- _SUPPLIED MATERIAL_:
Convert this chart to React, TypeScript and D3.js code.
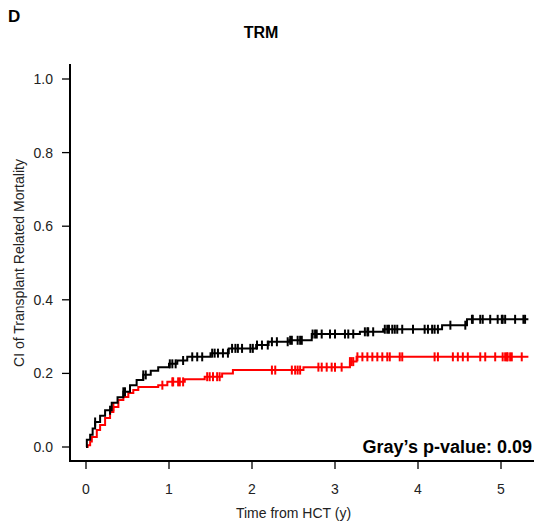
import React from "react";
import * as d3 from "d3";

// step points of the cumulative incidence curves (time in years, CI value)
const blackTimes = [0, 0.01, 0.05, 0.08, 0.11, 0.17, 0.23, 0.31, 0.38, 0.45, 0.53, 0.61, 0.69, 0.78, 0.87, 1.0, 1.1, 1.22, 1.5, 1.72, 2.05, 2.2, 2.45, 2.72, 3.3, 3.58, 4.29, 4.59];
const blackValues = [0, 0.02, 0.033, 0.05, 0.068, 0.085, 0.1, 0.12, 0.135, 0.15, 0.168, 0.182, 0.196, 0.207, 0.217, 0.226, 0.235, 0.245, 0.255, 0.268, 0.277, 0.286, 0.29, 0.307, 0.313, 0.32, 0.331, 0.347];
const blackCensor = [0.11, 0.29, 0.45, 0.47, 0.69, 0.72, 1.01, 1.04, 1.08, 1.17, 1.28, 1.34, 1.4, 1.52, 1.55, 1.59, 1.65, 1.71, 1.76, 1.8, 1.83, 1.88, 1.98, 2.01, 2.06, 2.12, 2.19, 2.24, 2.3, 2.43, 2.46, 2.48, 2.55, 2.58, 2.6, 2.73, 2.76, 2.78, 2.84, 2.94, 3.0, 3.12, 3.16, 3.22, 3.36, 3.39, 3.4, 3.46, 3.6, 3.63, 3.65, 3.69, 3.72, 3.75, 3.81, 3.94, 4.08, 4.12, 4.17, 4.2, 4.24, 4.39, 4.57, 4.65, 4.66, 4.75, 4.78, 4.87, 4.96, 5.01, 5.02, 5.05, 5.17, 5.27, 5.29];

const redTimes = [0, 0.02, 0.05, 0.07, 0.13, 0.17, 0.23, 0.29, 0.33, 0.39, 0.45, 0.51, 0.57, 0.63, 0.87, 0.98, 1.19, 1.43, 1.64, 1.77, 2.62, 3.18, 3.26];
const redValues = [0, 0.005, 0.015, 0.027, 0.046, 0.06, 0.079, 0.095, 0.109, 0.128, 0.136, 0.147, 0.155, 0.163, 0.168, 0.177, 0.184, 0.191, 0.2, 0.209, 0.217, 0.232, 0.245];
const redCensor = [0.33, 0.92, 1.04, 1.05, 1.11, 1.13, 1.17, 1.46, 1.49, 1.53, 1.58, 1.61, 2.24, 2.28, 2.48, 2.52, 2.55, 2.58, 2.8, 2.84, 2.9, 2.96, 3.0, 3.08, 3.18, 3.2, 3.22, 3.27, 3.33, 3.39, 3.45, 3.51, 3.57, 3.63, 3.66, 3.78, 3.81, 4.2, 4.24, 4.42, 4.48, 4.54, 4.6, 4.75, 4.81, 4.93, 5.02, 5.05, 5.07, 5.08, 5.11, 5.13, 5.25];

const endTime = 5.33;
const xTicks = [0, 1, 2, 3, 4, 5];
const yTicks = [0, 0.2, 0.4, 0.6, 0.8, 1.0];

const font = "'Liberation Sans', Arial, sans-serif";

function Curve({ times, values, censor, color, x, y }: any) {
  const pts: [number, number][] = times.map((t: number, i: number) => [t, values[i]]);
  pts.push([endTime, values[values.length - 1]]);
  const line = d3
    .line<[number, number]>()
    .x((d) => x(d[0]))
    .y((d) => y(d[1]))
    .curve(d3.curveStepAfter);
  const valueAt = (t: number) => {
    const i = d3.bisectRight(times, t) - 1;
    return values[Math.max(0, i)];
  };
  return (
    <g>
      <path d={line(pts) || ""} fill="none" stroke={color} strokeWidth={2} />
      {censor.map((t: number, i: number) => (
        <line
          key={i}
          x1={x(t)}
          x2={x(t)}
          y1={y(valueAt(t)) - 4.5}
          y2={y(valueAt(t)) + 4.5}
          stroke={color}
          strokeWidth={2}
        />
      ))}
    </g>
  );
}

export default function App() {
  const x = d3.scaleLinear().domain([0, 5]).range([86, 501]);
  const y = d3.scaleLinear().domain([0, 1]).range([447, 79]);
  const left = 70;
  const bottom = 461;
  const top = 64;

  return (
    <svg
      width={534}
      height={523}
      style={{ position: "absolute", left: 0, top: 0, background: "#fff" }}
      fontFamily={font}
    >
      <text x={8} y={22} fontSize={17} fontWeight="bold">D</text>
      <text x={261} y={38} fontSize={16} fontWeight="bold" textAnchor="middle">TRM</text>

      {/* L-shaped frame */}
      <path d={`M${left},${top}V${bottom}H534`} fill="none" stroke="#000" strokeWidth={2} />

      {yTicks.map((v) => (
        <g key={v}>
          <line x1={left - 8} x2={left} y1={y(v)} y2={y(v)} stroke="#000" strokeWidth={1.3} />
          <text x={53} y={y(v) + 5} fontSize={14} textAnchor="end" fill="#222">
            {d3.format(".1f")(v)}
          </text>
        </g>
      ))}
      {xTicks.map((t) => (
        <g key={t}>
          <line x1={x(t)} x2={x(t)} y1={bottom} y2={bottom + 8} stroke="#000" strokeWidth={1.3} />
          <text x={x(t)} y={494} fontSize={14} textAnchor="middle" fill="#222">
            {t}
          </text>
        </g>
      ))}

      <text x={x(2.5)} y={518} fontSize={14} textAnchor="middle" fill="#222">Time from HCT (y)</text>
      <text
        transform="translate(24,263) rotate(-90)"
        fontSize={14}
        textAnchor="middle"
        fill="#222"
      >
        CI of Transplant Related Mortality
      </text>

      <Curve times={redTimes} values={redValues} censor={redCensor} color="#ff0000" x={x} y={y} />
      <Curve times={blackTimes} values={blackValues} censor={blackCensor} color="#000" x={x} y={y} />

      <text x={532} y={453} fontSize={18} fontWeight="bold" textAnchor="end">
        Gray’s p-value: 0.09
      </text>
    </svg>
  );
}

- _SHORT EXERCISE_: Copy the listing over exactly, skipping the pictures it holds.

- _FINAL ANSWER_:
Convert this chart to React, TypeScript and D3.js code.
import React from "react";
import * as d3 from "d3";

// step points of the cumulative incidence curves (time in years, CI value)
const blackTimes = [0, 0.01, 0.05, 0.08, 0.11, 0.17, 0.23, 0.31, 0.38, 0.45, 0.53, 0.61, 0.69, 0.78, 0.87, 1.0, 1.1, 1.22, 1.5, 1.72, 2.05, 2.2, 2.45, 2.72, 3.3, 3.58, 4.29, 4.59];
const blackValues = [0, 0.02, 0.033, 0.05, 0.068, 0.085, 0.1, 0.12, 0.135, 0.15, 0.168, 0.182, 0.196, 0.207, 0.217, 0.226, 0.235, 0.245, 0.255, 0.268, 0.277, 0.286, 0.29, 0.307, 0.313, 0.32, 0.331, 0.347];
const blackCensor = [0.11, 0.29, 0.45, 0.47, 0.69, 0.72, 1.01, 1.04, 1.08, 1.17, 1.28, 1.34, 1.4, 1.52, 1.55, 1.59, 1.65, 1.71, 1.76, 1.8, 1.83, 1.88, 1.98, 2.01, 2.06, 2.12, 2.19, 2.24, 2.3, 2.43, 2.46, 2.48, 2.55, 2.58, 2.6, 2.73, 2.76, 2.78, 2.84, 2.94, 3.0, 3.12, 3.16, 3.22, 3.36, 3.39, 3.4, 3.46, 3.6, 3.63, 3.65, 3.69, 3.72, 3.75, 3.81, 3.94, 4.08, 4.12, 4.17, 4.2, 4.24, 4.39, 4.57, 4.65, 4.66, 4.75, 4.78, 4.87, 4.96, 5.01, 5.02, 5.05, 5.17, 5.27, 5.29];

const redTimes = [0, 0.02, 0.05, 0.07, 0.13, 0.17, 0.23, 0.29, 0.33, 0.39, 0.45, 0.51, 0.57, 0.63, 0.87, 0.98, 1.19, 1.43, 1.64, 1.77, 2.62, 3.18, 3.26];
const redValues = [0, 0.005, 0.015, 0.027, 0.046, 0.06, 0.079, 0.095, 0.109, 0.128, 0.136, 0.147, 0.155, 0.163, 0.168, 0.177, 0.184, 0.191, 0.2, 0.209, 0.217, 0.232, 0.245];
const redCensor = [0.33, 0.92, 1.04, 1.05, 1.11, 1.13, 1.17, 1.46, 1.49, 1.53, 1.58, 1.61, 2.24, 2.28, 2.48, 2.52, 2.55, 2.58, 2.8, 2.84, 2.9, 2.96, 3.0, 3.08, 3.18, 3.2, 3.22, 3.27, 3.33, 3.39, 3.45, 3.51, 3.57, 3.63, 3.66, 3.78, 3.81, 4.2, 4.24, 4.42, 4.48, 4.54, 4.6, 4.75, 4.81, 4.93, 5.02, 5.05, 5.07, 5.08, 5.11, 5.13, 5.25];

const endTime = 5.33;
const xTicks = [0, 1, 2, 3, 4, 5];
const yTicks = [0, 0.2, 0.4, 0.6, 0.8, 1.0];

const font = "'Liberation Sans', Arial, sans-serif";

function Curve({ times, values, censor, color, x, y }: any) {
  const pts: [number, number][] = times.map((t: number, i: number) => [t, values[i]]);
  pts.push([endTime, values[values.length - 1]]);
  const line = d3
    .line<[number, number]>()
    .x((d) => x(d[0]))
    .y((d) => y(d[1]))
    .curve(d3.curveStepAfter);
  const valueAt = (t: number) => {
    const i = d3.bisectRight(times, t) - 1;
    return values[Math.max(0, i)];
  };
  return (
    <g>
      <path d={line(pts) || ""} fill="none" stroke={color} strokeWidth={2} />
      {censor.map((t: number, i: number) => (
        <line
          key={i}
          x1={x(t)}
          x2={x(t)}
          y1={y(valueAt(t)) - 4.5}
          y2={y(valueAt(t)) + 4.5}
          stroke={color}
          strokeWidth={2}
        />
      ))}
    </g>
  );
}

export default function App() {
  const x = d3.scaleLinear().domain([0, 5]).range([86, 501]);
  const y = d3.scaleLinear().domain([0, 1]).range([447, 79]);
  const left = 70;
  const bottom = 461;
  const top = 64;

  return (
    <svg
      width={534}
      height={523}
      style={{ position: "absolute", left: 0, top: 0, background: "#fff" }}
      fontFamily={font}
    >
      <text x={8} y={22} fontSize={17} fontWeight="bold">D</text>
      <text x={261} y={38} fontSize={16} fontWeight="bold" textAnchor="middle">TRM</text>

      {/* L-shaped frame */}
      <path d={`M${left},${top}V${bottom}H534`} fill="none" stroke="#000" strokeWidth={2} />

      {yTicks.map((v) => (
        <g key={v}>
          <line x1={left - 8} x2={left} y1={y(v)} y2={y(v)} stroke="#000" strokeWidth={1.3} />
          <text x={53} y={y(v) + 5} fontSize={14} textAnchor="end" fill="#222">
            {d3.format(".1f")(v)}
          </text>
        </g>
      ))}
      {xTicks.map((t) => (
        <g key={t}>
          <line x1={x(t)} x2={x(t)} y1={bottom} y2={bottom + 8} stroke="#000" strokeWidth={1.3} />
          <text x={x(t)} y={494} fontSize={14} textAnchor="middle" fill="#222">
            {t}
          </text>
        </g>
      ))}

      <text x={x(2.5)} y={518} fontSize={14} textAnchor="middle" fill="#222">Time from HCT (y)</text>
      <text
        transform="translate(24,263) rotate(-90)"
        fontSize={14}
        textAnchor="middle"
        fill="#222"
      >
        CI of Transplant Related Mortality
      </text>

      <Curve times={redTimes} values={redValues} censor={redCensor} color="#ff0000" x={x} y={y} />
      <Curve times={blackTimes} values={blackValues} censor={blackCensor} color="#000" x={x} y={y} />

      <text x={532} y={453} fontSize={18} fontWeight="bold" textAnchor="end">
        Gray’s p-value: 0.09
      </text>
    </svg>
  );
}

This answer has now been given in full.